Bottura will das „Mauerblümchen” probieren. „Mir haben die Hände gezittert”, sagt Sven. „Ich war aufgeregt, was er sagen würde.” Massimo Bottura erkennt sofort, was Sven Nieger im Sinn und in seinen Flaschen hat. Er bestellt – nicht nur das Mauerblümchen, sondern auch die Underdop-Jahrgänge 2014, 2015, 2016, 2017, 2019, 2020 – blind, ohne sich durchzuprobieren. Ein kleiner Schmierzettel reicht, Lieferadresse die Osteria in Modena. Den Bestellzettel hat Sven Nieger inzwischen eingerahmt. Persönlich will er nach Modena fahren, um die Weine zu übergeben.
Auch in Singapur sind seine Weine präsent, Wine Mouth führt sie und so ist es nicht erstaunlich, zwei junge Damen aus Singapur vorzufinden, die sich spontan zur Weinprobe eingefunden haben. Es hat sich seit unserem ersten Besuch nichts verändert. Der Tisch im Hof, man rück zusammen, die charmante Mama Nieger bringt Flammkuchen und Sven köpft seine Jahrgänge, erklärt so gut er kann Lage und Philosophie. Die Mädels sind angetan – zu schade, dass die Flaschen nicht in den Flieger mitkönnen, denn in Singapur zahlen sie ein Vielfaches für die Weine. Also wird kräftig verkostet – Sven ist mit seinen Ausschank mehr als großzügig.

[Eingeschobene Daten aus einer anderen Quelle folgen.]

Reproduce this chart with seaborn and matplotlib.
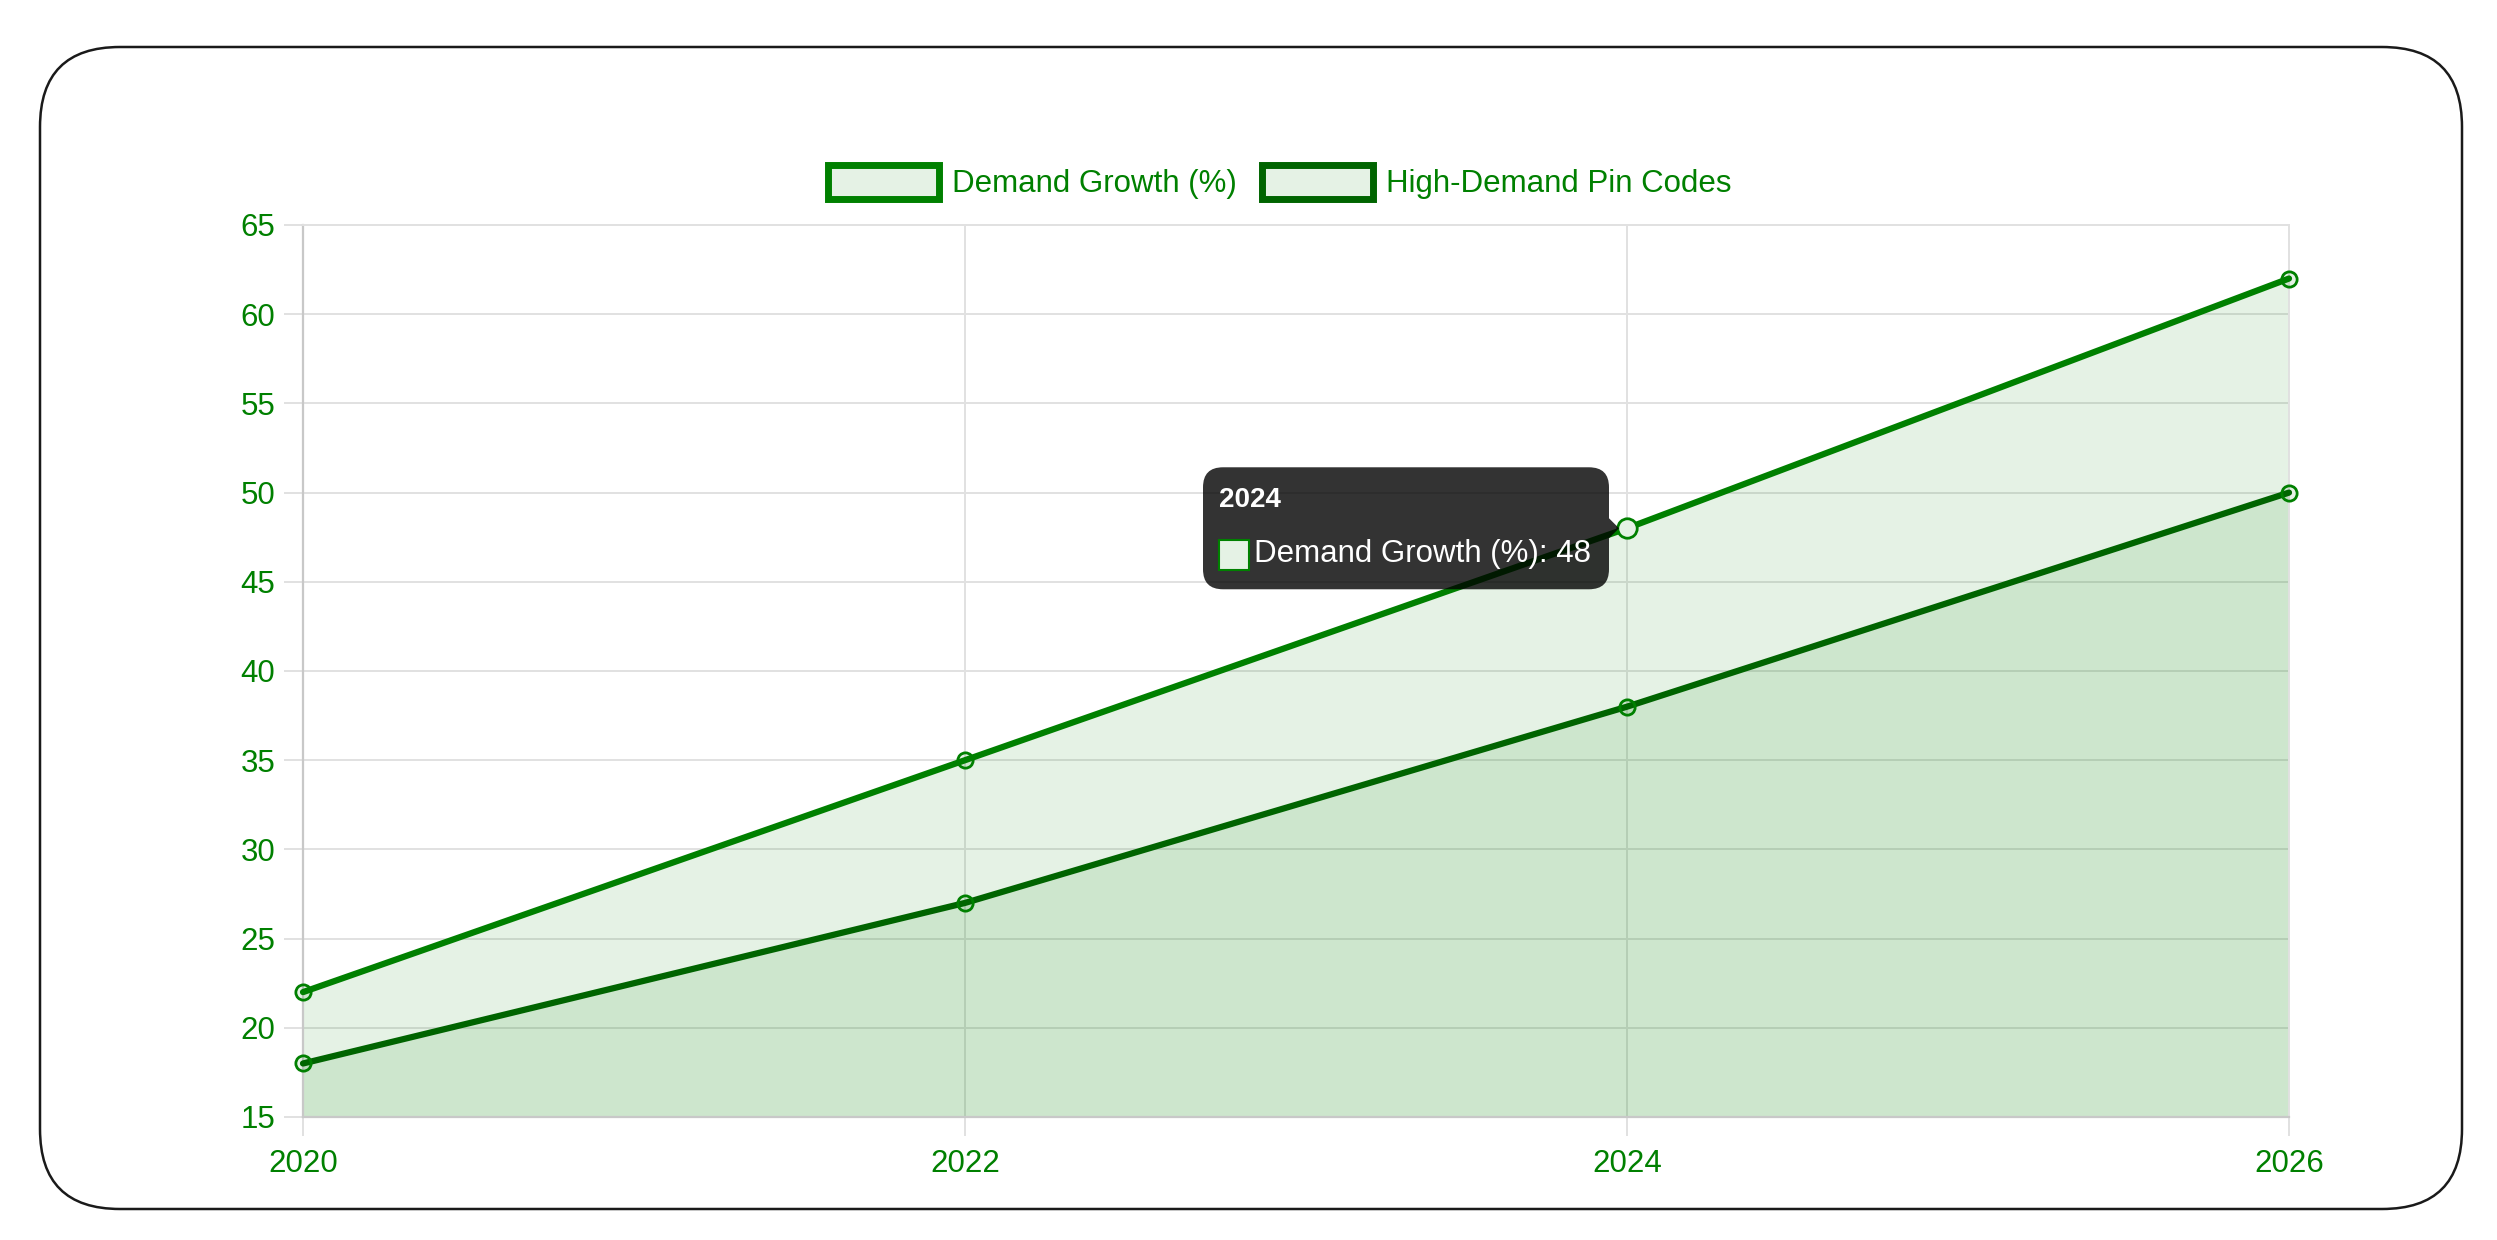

Kaum sind die angeschickerten Mädels Richtung Bus unterwegs, begrüßt Sven Mirelle und Peter. Das Paar lebt abwechselnd in der Schweiz und in Baden-Baden und möchten ihre Weinkeller aufstocken. Gemeinsam verkosten wir den Underdog 2014, 2015 und 2019. Wir sind geflasht von der Metamorphose, die die Weine vollzogen haben. Aus Kanten sind Rundungen geworden, Vollmundigkeit, Tiefe und Volumen haben sich ausgebreitet. Gilt sonst der Leitsatz, Rieslinge müssen jung und frisch getrunken werden, kann dieser bei Nieger getrost außer Acht gelassen werden. Bottura hat das alles richtig erkannt – mit einem einzigen Schluck.
Natürlich verkosten wir auch das Mauerblümchen, dessen Reben auf alten Steinterrassen im Neuweier Mauerberg Wurzeln geschlagen haben. .Zwischen den Steinen tummelt sich das duftige Zimbelkraut, das die Einheimischen liebevoll Mauerblümchen nennen. Niegers Riesling mag zwar den schüchternen Namen tragen, hat jedoch ein elegantes Säurespiel und – wie alle Weine von Sven Nieger – auch Biss, feinsaftige Frucht und viel Mineralik.
Dass Sven Nieger sein Handwerk versteht und exzellente Weine macht, „untypisch badisch” wie er selbst sagt, zeigt auch die Aufwertung von 3 auf 5 Trauben im Gault&Millau Weinguide Deutschland 2023. – Die Zeit ist reif für den badischen ”Underdog”.